### GIVEN MATERIAL
>> BEGIN

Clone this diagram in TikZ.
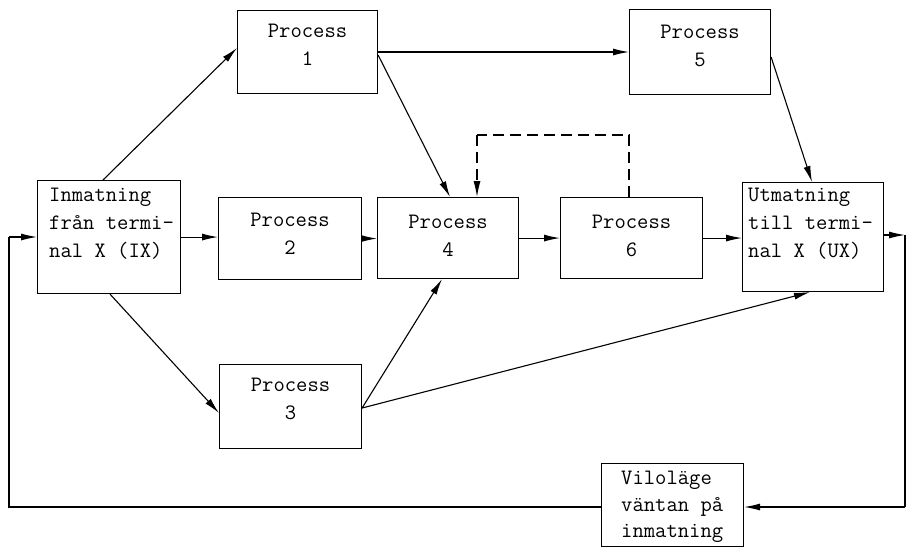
\documentclass[tikz,border=0pt]{standalone}
\usetikzlibrary{arrows.meta,calc}
\begin{document}
\begin{tikzpicture}[x=1pt,y=-1pt,
  box/.style={draw,line width=1.1pt,rectangle,inner sep=0pt,anchor=north west},
  lbl/.style={inner sep=0pt,font=\fontsize{22}{27.8}\selectfont\ttfamily},
  ctr/.style={lbl,align=center,anchor=north},
  lft/.style={lbl,align=left,anchor=north west},
  conn/.style={line width=1.1pt},
  tip/.style={-{Latex[length=16pt,width=7pt]}},
  arr/.style={conn,tip},
  dsh/.style={conn,dash pattern=on 11pt off 6pt}]
\useasboundingbox (0,0) rectangle (907,547);
\clip (0,0) rectangle (907,547);

% boxes
\node[box,minimum width=143pt,minimum height=113pt] (ix) at (37,180) {};
\node[box,minimum width=140pt,minimum height=83pt] (p1) at (237,10) {};
\node[box,minimum width=143pt,minimum height=82pt] (p2) at (218,197) {};
\node[box,minimum width=142pt,minimum height=84pt] (p3) at (219,364) {};
\node[box,minimum width=141pt,minimum height=81pt] (p4) at (377,197) {};
\node[box,minimum width=141pt,minimum height=85pt] (p5) at (629,9) {};
\node[box,minimum width=142pt,minimum height=81pt] (p6) at (560,197) {};
\node[box,minimum width=141pt,minimum height=109pt] (ux) at (742,182) {};
\node[box,minimum width=142pt,minimum height=83pt] (vilo) at (601,463) {};

% texts
\node[lft] (tix) at (49,188) {Inmatning\\från termi-\\nal X (IX)};
\node[ctr] (tp1) at ($(p1.north)+(0,14)$) {Process\\1};
\node[ctr] (tp2) at ($(p2.north)+(0,16)$) {Process\\2};
\node[ctr] (tp3) at ($(p3.north)+(0,14)$) {Process\\3};
\node[ctr] (tp4) at ($(p4.north)+(0,18)$) {Process\\4};
\node[ctr] (tp5) at ($(p5.north)+(0,16)$) {Process\\5};
\node[ctr] (tp6) at ($(p6.north)+(0,18)$) {Process\\6};
\node[lft] (tux) at (748,188) {Utmatning\\till termi-\\nal X (UX)};
\node[lft,font=\fontsize{22}{26.5}\selectfont\ttfamily] (tvi) at (621,471) {Viloläge\\väntan på\\inmatning};

% connectors
\draw[arr] ($(ix.north west)+(66,0)$) -- ($(p1.north west)+(0,38)$);
\draw[arr] (ix.east) -- (ix.east -| p2.west);
\draw[arr] ($(ix.south west)+(73,0)$) -- ($(p3.north west)+(0,49)$);
\coordinate (p1r) at ($(p1.north east)+(0,42)$);
\draw[arr] (p1r) -- (p1r -| p5.west);
\draw[arr] ($(p1.north east)+(0,45)$) -- ($(p4.north west)+(73,0)$);
\draw[arr] (p2.east) -- (p2.east -| p4.west);
\coordinate (p3r) at ($(p3.north east)+(0,44)$);
\draw[arr] (p3r) -- ($(p4.south west)+(65,0)$);
\draw[arr] (p3r) -- ($(ux.south west)+(68,0)$);
\draw[arr] (p4.east) -- (p4.east -| p6.west);
\draw[arr] (p6.east) -- (p6.east -| ux.west);
\draw[arr] ($(p5.north east)+(0,48)$) -- ($(ux.north west)+(70,0)$);

% feedback from process 6 to process 4
\coordinate (d1) at ($(p6.north west)+(69,-62)$);
\coordinate (d2) at ($(p4.north west)+(100,-62)$);
\draw[dsh] ($(p6.north west)+(69,0)$) -- (d1) -- (d2);
\draw[dsh,tip] (d2) -- ($(p4.north west)+(100,0)$);

% loop back through the idle state
\coordinate (ur) at ($(ux.north east)+(0,53)$);
\coordinate (c1) at (905,235);
\coordinate (c2) at (905,507);
\coordinate (c3) at (9,507);
\coordinate (c4) at (9,237);
\draw[arr] (ur) -- (c1);
\draw[conn] (c1) -- (c2);
\draw[arr] (c2) -- (c2 -| vilo.east);
\draw[conn] (c3 -| vilo.west) -- (c3) -- (c4);
\draw[arr] (c4) -- (c4 -| ix.west);
\end{tikzpicture}
\end{document}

>> END

### REQUIRED WORK
Repeat only the lines from the beginning of the material through the line containing "width=142pt,minimum height=83pt] (vilo)", both ends kept, leaving pictures out.

### EXERCISE SOLUTION
Clone this diagram in TikZ.
\documentclass[tikz,border=0pt]{standalone}
\usetikzlibrary{arrows.meta,calc}
\begin{document}
\begin{tikzpicture}[x=1pt,y=-1pt,
  box/.style={draw,line width=1.1pt,rectangle,inner sep=0pt,anchor=north west},
  lbl/.style={inner sep=0pt,font=\fontsize{22}{27.8}\selectfont\ttfamily},
  ctr/.style={lbl,align=center,anchor=north},
  lft/.style={lbl,align=left,anchor=north west},
  conn/.style={line width=1.1pt},
  tip/.style={-{Latex[length=16pt,width=7pt]}},
  arr/.style={conn,tip},
  dsh/.style={conn,dash pattern=on 11pt off 6pt}]
\useasboundingbox (0,0) rectangle (907,547);
\clip (0,0) rectangle (907,547);

% boxes
\node[box,minimum width=143pt,minimum height=113pt] (ix) at (37,180) {};
\node[box,minimum width=140pt,minimum height=83pt] (p1) at (237,10) {};
\node[box,minimum width=143pt,minimum height=82pt] (p2) at (218,197) {};
\node[box,minimum width=142pt,minimum height=84pt] (p3) at (219,364) {};
\node[box,minimum width=141pt,minimum height=81pt] (p4) at (377,197) {};
\node[box,minimum width=141pt,minimum height=85pt] (p5) at (629,9) {};
\node[box,minimum width=142pt,minimum height=81pt] (p6) at (560,197) {};
\node[box,minimum width=141pt,minimum height=109pt] (ux) at (742,182) {};
\node[box,minimum width=142pt,minimum height=83pt] (vilo) at (601,463) {};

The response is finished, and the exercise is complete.